Executive Order No. 11,752, dated 12/17/73 (38 F.R. 34793), contains, Inter alia, this wording:

"Section 1. Policy. It is the purpose of this order to assure that the Federal Government, in the design, construction, management, operation, and maintenance of its facilities, shall provide leadership in the nationwide effort to protect and enhance the quality of our air, water and land resources through compliance with applicable standards for the prevention, control, and abatement of environmental pollution in full cooperation with State and local governments. Compliance by Federal facilities with Federal, State, interstate, and local substantive standards and substantive limitations, to the same extent that any person is subject to such standards and limitations, will accomplish the objective of providing Federal leadership and cooperation in the prevention of environmental pollution.
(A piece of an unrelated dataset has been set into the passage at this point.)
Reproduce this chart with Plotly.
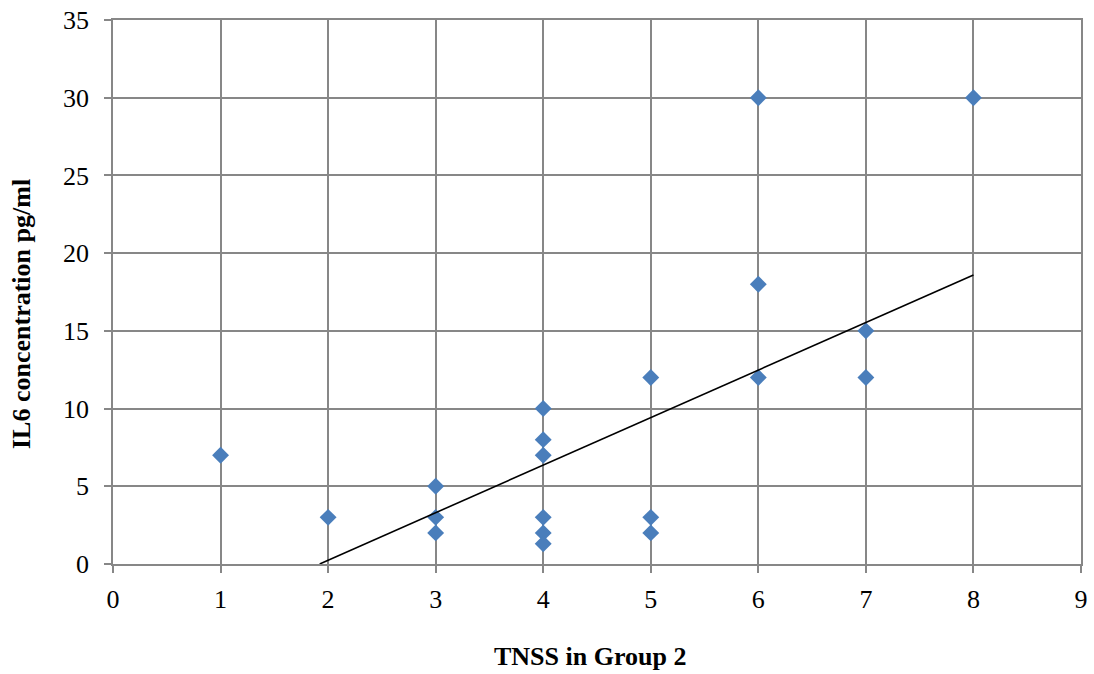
import numpy as np
import plotly.graph_objects as go

# Data
tnss = [1, 2, 3, 3, 3, 4, 4, 4, 4, 4, 4, 5, 5, 5, 6, 6, 6, 7, 7, 8]
il6 = [7, 3, 5, 3, 2, 10, 8, 7, 3, 2, 1.3, 12, 3, 2, 30, 18, 12, 15, 12, 30]

# Linear trendline parameters
trend_slope = 3.06
trend_intercept = -5.88

x_ticks = list(range(0, 10))
y_ticks = list(range(0, 36, 5))

x_start = max(min(tnss), -trend_intercept / trend_slope)
x_end = max(tnss)
trend_x = np.array([x_start, x_end])
trend_y = trend_slope * trend_x + trend_intercept

FONT = "Liberation Serif, Times New Roman, serif"
GRID = "#878787"

fig = go.Figure()
fig.add_trace(go.Scatter(
    x=tnss, y=il6, mode="markers",
    marker=dict(symbol="diamond", size=13, color="#4A7EBB",
                line=dict(width=0)),
    showlegend=False, hoverinfo="x+y",
))
fig.add_trace(go.Scatter(
    x=trend_x, y=trend_y, mode="lines",
    line=dict(color="black", width=1.6),
    showlegend=False, hoverinfo="skip",
))

fig.update_layout(
    width=1094, height=674,
    margin=dict(l=113, r=13, t=20, b=110, autoexpand=False),
    paper_bgcolor="white", plot_bgcolor="white",
    font=dict(family=FONT, size=26, color="black"),
    showlegend=False,
    annotations=[
        dict(text="<b>TNSS in Group 2</b>", xref="paper", yref="paper",
             x=(590 - 113) / (1081 - 113), y=-(656 - 564) / 544,
             xanchor="center", yanchor="middle", showarrow=False,
             font=dict(family=FONT, size=26, color="black")),
        dict(text="<b>IL6 concentration pg/ml</b>", xref="paper", yref="paper",
             x=-(113 - 21) / (1081 - 113), y=(564 - 314) / 544,
             xanchor="center", yanchor="middle", showarrow=False, textangle=-90,
             font=dict(family=FONT, size=26, color="black")),
    ],
)
fig.update_xaxes(
    range=[0, 9], tickvals=x_ticks, ticktext=[str(v) for v in x_ticks],
    showgrid=True, gridcolor=GRID, gridwidth=1.5,
    showline=True, linecolor=GRID, linewidth=1.5, mirror=True,
    zeroline=False, ticks="outside", ticklen=7, tickcolor=GRID, tickwidth=1.5,
    ticklabelstandoff=4, automargin=False,
)
fig.update_yaxes(
    range=[0, 35], tickvals=y_ticks, ticktext=[str(v) for v in y_ticks],
    showgrid=True, gridcolor=GRID, gridwidth=1.5,
    showline=True, linecolor=GRID, linewidth=1.5, mirror=True,
    zeroline=False, ticks="outside", ticklen=7, tickcolor=GRID, tickwidth=1.5,
    ticklabelstandoff=10, automargin=False,
)

fig.write_html(
    "out.html",
    config={"displayModeBar": False},
    post_script="document.body.style.margin='0';document.body.style.overflow='hidden';",
)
In light of the principle of Federal supremacy embodied in the Constitution, this order is not intended, nor should it be interpreted, to require Federal facilities to comply with State or local administrative procedures with respect to pollution abatement and control.

"Sec. 3. Responsibilities. (a) Heads of Federal agencies shall, with regard to all facilities under their jurisdiction in the United States:

"(1) Ensure that applicable standards specified in section 4 of this order are met on a Continuing basis.

"(2) Cooperate with the Administrator and State, interstate, and local agencies in the prevention, control, and abatement of environmental pollution . . . .

"(4) Consider the environmental impact in the initial stages of planning for each new facility or modification to an existing facility in accordance with the National Environmental Policy Act (this chapter).

"(5) Include with all budget requests for the design and construction of new facilities or for modification of existing facilities funds for such measures as may be necessary to meet applicable standards specified in section 4. Budget requests shall reflect the most efficient alternative for meeting applicable standards.

"(7) Ensure that any funds appropriated and apportioned for the prevention, control, and abatement of environmental pollution are not used for any other purpose unless permitted by law and unless specifically approved by the Office of Management and Budget.

"(d) The Administrator shall:

"(4) Mediate conflicts between Federal agencies and State, interstate, or local agencies in matters affecting the application of, or compliance with, applicable standards specified in section 4.

"Sec. 4. Standards. (a) Heads of Federal agencies shall ensure that all facilities under their jurisdiction are designed, constructed, managed, operated, and maintained so as to conform to the following requirements:

"(2) Federal, State, interstate, and local water quality standards and effluent limitations respecting the discharge or runoff of pollutants adopted in accordance with or effective under the provisions of the Federal Water Pollution Control Act, as amended (section 1251 et seq. of Title 33, Navigation and Navigable Waters).

"(4) Guidelines for solid waste recovery, collection, storage, separation, and disposal systems issued by the Administrator pursuant to the Solid Waste Disposal Act, as amended (section 6901 et seq. of this title).

"(b) In those cases in which there are no environmental pollution standards as specified in subsection (a) for a particular geographic area or class of Federal facilities, the Administrator, in consultation with appropriate Federal, State, interstate, and local agencies, may issue regulations, which shall be published in the Federal Register, establishing environmental pollution standards for the purpose of this order." (Emphasis supplied.)